* Aim
Every line of the listing must be reproduced as it stands. Leave the images behind.

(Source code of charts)
——————————
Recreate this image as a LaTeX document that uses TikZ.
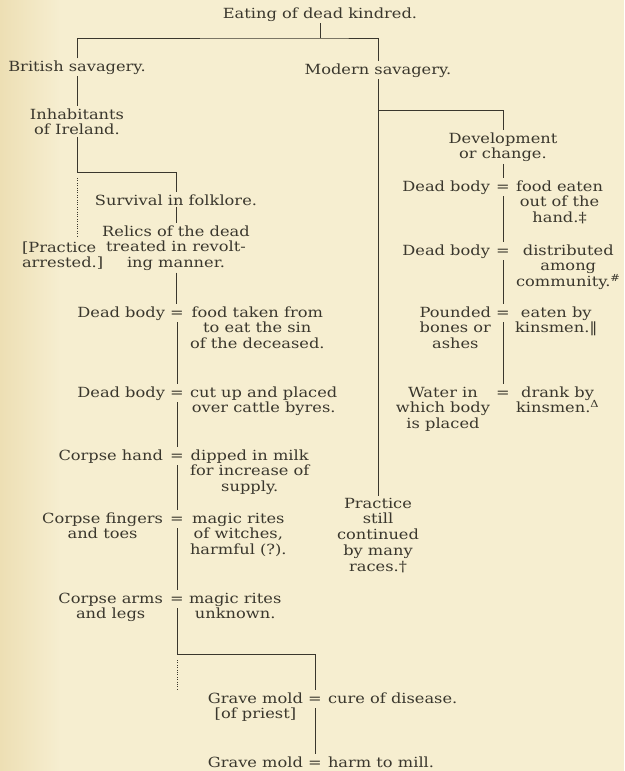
\documentclass[tikz,border=0pt]{standalone}
\usepackage{fontspec}
\setmainfont{DejaVu Serif}[FakeStretch=1.16]
\definecolor{bg}{HTML}{F6EED0}
\definecolor{bgl}{HTML}{EDDFB4}
\definecolor{ink}{HTML}{3A372D}
\newcommand{\dfont}{\fontsize{14}{15.8}\selectfont}
\begin{document}
\begin{tikzpicture}[x=1pt,y=-1pt,
  txt/.style={font=\dfont, text=ink, inner sep=0pt, outer sep=2pt, align=center, anchor=base},
  lt/.style={txt, anchor=base east},
  rt/.style={txt, anchor=base west},
  eqs/.style={txt, text height=11pt, text depth=3pt},
  ln/.style={draw=ink, line width=0.8pt},
  dotln/.style={draw=ink, line width=0.8pt, dash pattern=on 0.8pt off 1.6pt}]
\fill[bg] (0,0) rectangle (624,771);
\shade[left color=bgl, right color=bg] (0,0) rectangle (60,771);
\useasboundingbox (0,0) rectangle (624,771);

% (multi-line nodes are placed by the baseline of their last line)
% top
\node[txt] (title) at (320,18) {Eating of dead kindred.};
\node[txt] (brit) at (77,71) {British savagery.};
\node[txt] (mod) at (378,74) {Modern savagery.};
\coordinate (j0) at (320,38);
\draw[ln] (title.south) -- (j0);
\draw[ln] (brit.north) |- (j0) -| (mod.north);

% left branch
\node[txt] (inh) at (77,134.8) {Inhabitants\\of Ireland.};
\draw[ln] (brit.south) -- (inh.north);
\node[txt] (surv) at (176,205) {Survival in folklore.};
\coordinate (j1) at (176,172);
\draw[ln] (inh.south) |- (j1) -- (surv.north);
\coordinate (d0) at (77,178);
\coordinate (d1) at (77,237);
\draw[dotln] (d0) -- (d1);
\node[txt] (rel) at (176,267.6) {Relics of the dead\\treated in revolt-\\ing manner.};
\draw[ln] (surv.south) -- (rel.north);
\node[rt, align=left] (prac) at (20,267.8) {[Practice\\arrested.]};

\node[eqs] (eq1) at (177,317) {=};
\node[lt] (l1) at (167,317) {Dead body};
\node[rt] (r1) at (188,348.6) {food taken from\\to eat the sin\\of the deceased.};
\draw[ln] (rel.south) -- (rel.south |- eq1.north);

\node[eqs] (eq2) at (177,397) {=};
\node[lt] (l2) at (167,397) {Dead body};
\node[rt] (r2) at (188,412.8) {cut up and placed\\over cattle byres.};
\draw[ln] (eq1.south) -- (eq2.north);

\node[eqs] (eq3) at (177,460) {=};
\node[lt] (l3) at (165,460) {Corpse hand};
\node[rt] (r3) at (188,491.6) {dipped in milk\\for increase of\\supply.};
\draw[ln] (eq2.south) -- (eq3.north);

\node[eqs] (eq4) at (177,523) {=};
\node[lt] (l4) at (165,538.8) {Corpse fingers\\and toes};
\node[rt] (r4) at (188,554.6) {magic rites\\of witches,\\harmful (?).};
\draw[ln] (eq3.south) -- (eq4.north);

\node[eqs] (eq5) at (177,603) {=};
\node[lt] (l5) at (165,618.8) {Corpse arms\\and legs};
\node[rt] (r5) at (187,618.8) {magic rites\\unknown.};
\draw[ln] (eq4.south) -- (eq5.north);

\node[eqs] (eq6) at (315,703) {=};
\node[lt] (l6) at (305,718.8) {Grave mold\\{[of priest]}};
\node[rt] (r6) at (326,703) {cure of disease.};
\coordinate (j3) at (177,654);
\draw[ln] (eq5.south) |- (j3) -| (eq6.north);
\coordinate (d2) at (177,660);
\coordinate (d3) at (177,690);
\draw[dotln] (d2) -- (d3);

\node[eqs] (eq7) at (315,767) {=};
\node[lt] (l7) at (305,767) {Grave mold};
\node[rt] (r7) at (326,767) {harm to mill.};
\draw[ln] (eq6.south) -- (eq7.north);

% right branch
\node[txt] (still) at (378,571.2) {Practice\\still\\continued\\by many\\races.†};
\draw[ln] (mod.south) -- (still.north);
\node[txt] (dev) at (503,158.8) {Development\\or change.};
\coordinate (j2) at (378,110);
\draw[ln] (j2) -| (dev.north);

\node[eqs] (eq8) at (503,191) {=};
\node[lt] (l8) at (492,191) {Dead body};
\node[rt] (r8) at (514,222.6) {food eaten\\out of the\\hand.‡};
\draw[ln] (dev.south) -- (eq8.north);

\node[eqs] (eq9) at (503,255) {=};
\node[lt] (l9) at (492,255) {Dead body};
\node[rt] (r9) at (514,286.6) {distributed\\among\\community.\textsuperscript{\#}};
\draw[ln] (eq8.south) -- (eq9.north);

\node[eqs] (eq10) at (503,317) {=};
\node[lt] (l10) at (493,348.6) {Pounded\\bones or\\ashes};
\node[rt] (r10) at (513,332.8) {eaten by\\kinsmen.‖};
\draw[ln] (eq9.south) -- (eq10.north);

\node[eqs] (eq11) at (503,397) {=};
\node[lt] (l11) at (492,428.6) {Water in\\which body\\is placed};
\node[rt] (r11) at (514,412.8) {drank by\\kinsmen.\textsuperscript{Δ}};
\draw[ln] (eq10.south) -- (eq11.north);
\end{tikzpicture}
\end{document}
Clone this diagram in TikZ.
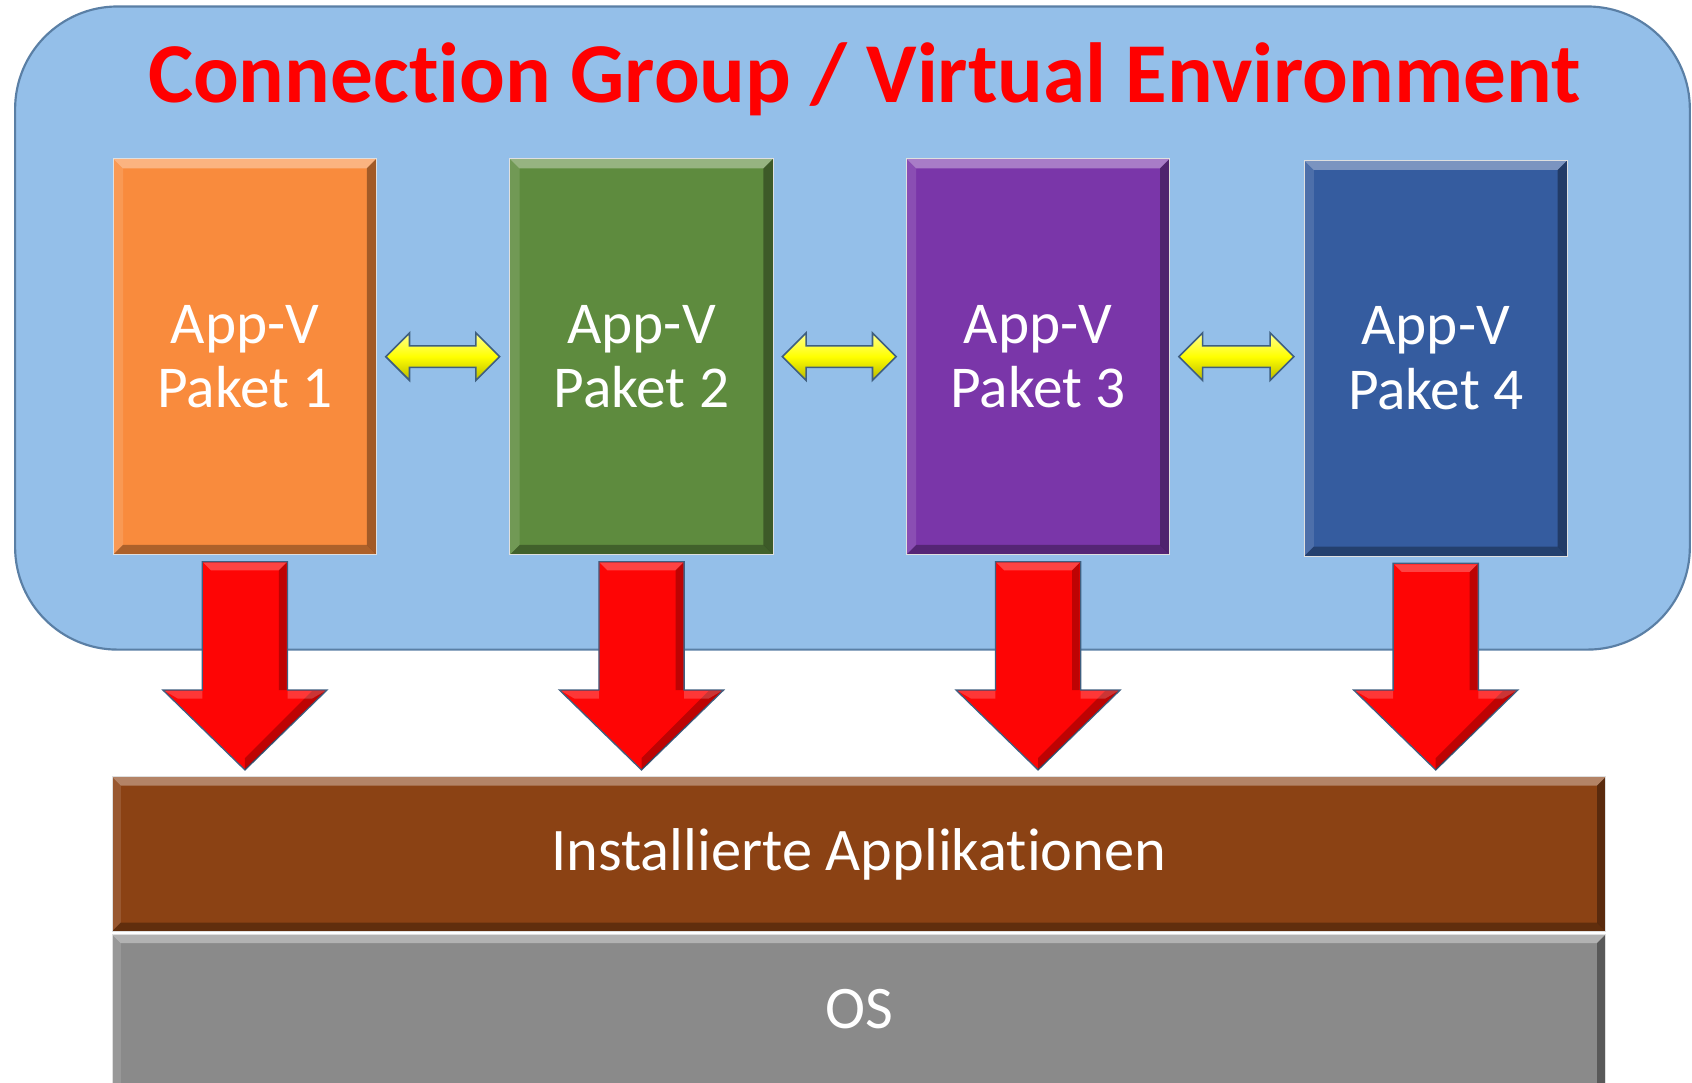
——————————
* Written solution
Recreate this image as a LaTeX document that uses TikZ.
\documentclass[tikz,border=0pt]{standalone}
\usepackage{fontspec}
\setmainfont{DejaVu Serif}[FakeStretch=1.16]
\definecolor{bg}{HTML}{F6EED0}
\definecolor{bgl}{HTML}{EDDFB4}
\definecolor{ink}{HTML}{3A372D}
\newcommand{\dfont}{\fontsize{14}{15.8}\selectfont}
\begin{document}
\begin{tikzpicture}[x=1pt,y=-1pt,
  txt/.style={font=\dfont, text=ink, inner sep=0pt, outer sep=2pt, align=center, anchor=base},
  lt/.style={txt, anchor=base east},
  rt/.style={txt, anchor=base west},
  eqs/.style={txt, text height=11pt, text depth=3pt},
  ln/.style={draw=ink, line width=0.8pt},
  dotln/.style={draw=ink, line width=0.8pt, dash pattern=on 0.8pt off 1.6pt}]
\fill[bg] (0,0) rectangle (624,771);
\shade[left color=bgl, right color=bg] (0,0) rectangle (60,771);
\useasboundingbox (0,0) rectangle (624,771);

% (multi-line nodes are placed by the baseline of their last line)
% top
\node[txt] (title) at (320,18) {Eating of dead kindred.};
\node[txt] (brit) at (77,71) {British savagery.};
\node[txt] (mod) at (378,74) {Modern savagery.};
\coordinate (j0) at (320,38);
\draw[ln] (title.south) -- (j0);
\draw[ln] (brit.north) |- (j0) -| (mod.north);

% left branch
\node[txt] (inh) at (77,134.8) {Inhabitants\\of Ireland.};
\draw[ln] (brit.south) -- (inh.north);
\node[txt] (surv) at (176,205) {Survival in folklore.};
\coordinate (j1) at (176,172);
\draw[ln] (inh.south) |- (j1) -- (surv.north);
\coordinate (d0) at (77,178);
\coordinate (d1) at (77,237);
\draw[dotln] (d0) -- (d1);
\node[txt] (rel) at (176,267.6) {Relics of the dead\\treated in revolt-\\ing manner.};
\draw[ln] (surv.south) -- (rel.north);
\node[rt, align=left] (prac) at (20,267.8) {[Practice\\arrested.]};

\node[eqs] (eq1) at (177,317) {=};
\node[lt] (l1) at (167,317) {Dead body};
\node[rt] (r1) at (188,348.6) {food taken from\\to eat the sin\\of the deceased.};
\draw[ln] (rel.south) -- (rel.south |- eq1.north);

\node[eqs] (eq2) at (177,397) {=};
\node[lt] (l2) at (167,397) {Dead body};
\node[rt] (r2) at (188,412.8) {cut up and placed\\over cattle byres.};
\draw[ln] (eq1.south) -- (eq2.north);

\node[eqs] (eq3) at (177,460) {=};
\node[lt] (l3) at (165,460) {Corpse hand};
\node[rt] (r3) at (188,491.6) {dipped in milk\\for increase of\\supply.};
\draw[ln] (eq2.south) -- (eq3.north);

\node[eqs] (eq4) at (177,523) {=};
\node[lt] (l4) at (165,538.8) {Corpse fingers\\and toes};
\node[rt] (r4) at (188,554.6) {magic rites\\of witches,\\harmful (?).};
\draw[ln] (eq3.south) -- (eq4.north);

\node[eqs] (eq5) at (177,603) {=};
\node[lt] (l5) at (165,618.8) {Corpse arms\\and legs};
\node[rt] (r5) at (187,618.8) {magic rites\\unknown.};
\draw[ln] (eq4.south) -- (eq5.north);

\node[eqs] (eq6) at (315,703) {=};
\node[lt] (l6) at (305,718.8) {Grave mold\\{[of priest]}};
\node[rt] (r6) at (326,703) {cure of disease.};
\coordinate (j3) at (177,654);
\draw[ln] (eq5.south) |- (j3) -| (eq6.north);
\coordinate (d2) at (177,660);
\coordinate (d3) at (177,690);
\draw[dotln] (d2) -- (d3);

\node[eqs] (eq7) at (315,767) {=};
\node[lt] (l7) at (305,767) {Grave mold};
\node[rt] (r7) at (326,767) {harm to mill.};
\draw[ln] (eq6.south) -- (eq7.north);

% right branch
\node[txt] (still) at (378,571.2) {Practice\\still\\continued\\by many\\races.†};
\draw[ln] (mod.south) -- (still.north);
\node[txt] (dev) at (503,158.8) {Development\\or change.};
\coordinate (j2) at (378,110);
\draw[ln] (j2) -| (dev.north);

\node[eqs] (eq8) at (503,191) {=};
\node[lt] (l8) at (492,191) {Dead body};
\node[rt] (r8) at (514,222.6) {food eaten\\out of the\\hand.‡};
\draw[ln] (dev.south) -- (eq8.north);

\node[eqs] (eq9) at (503,255) {=};
\node[lt] (l9) at (492,255) {Dead body};
\node[rt] (r9) at (514,286.6) {distributed\\among\\community.\textsuperscript{\#}};
\draw[ln] (eq8.south) -- (eq9.north);

\node[eqs] (eq10) at (503,317) {=};
\node[lt] (l10) at (493,348.6) {Pounded\\bones or\\ashes};
\node[rt] (r10) at (513,332.8) {eaten by\\kinsmen.‖};
\draw[ln] (eq9.south) -- (eq10.north);

\node[eqs] (eq11) at (503,397) {=};
\node[lt] (l11) at (492,428.6) {Water in\\which body\\is placed};
\node[rt] (r11) at (514,412.8) {drank by\\kinsmen.\textsuperscript{Δ}};
\draw[ln] (eq10.south) -- (eq11.north);
\end{tikzpicture}
\end{document}
Clone this diagram in TikZ.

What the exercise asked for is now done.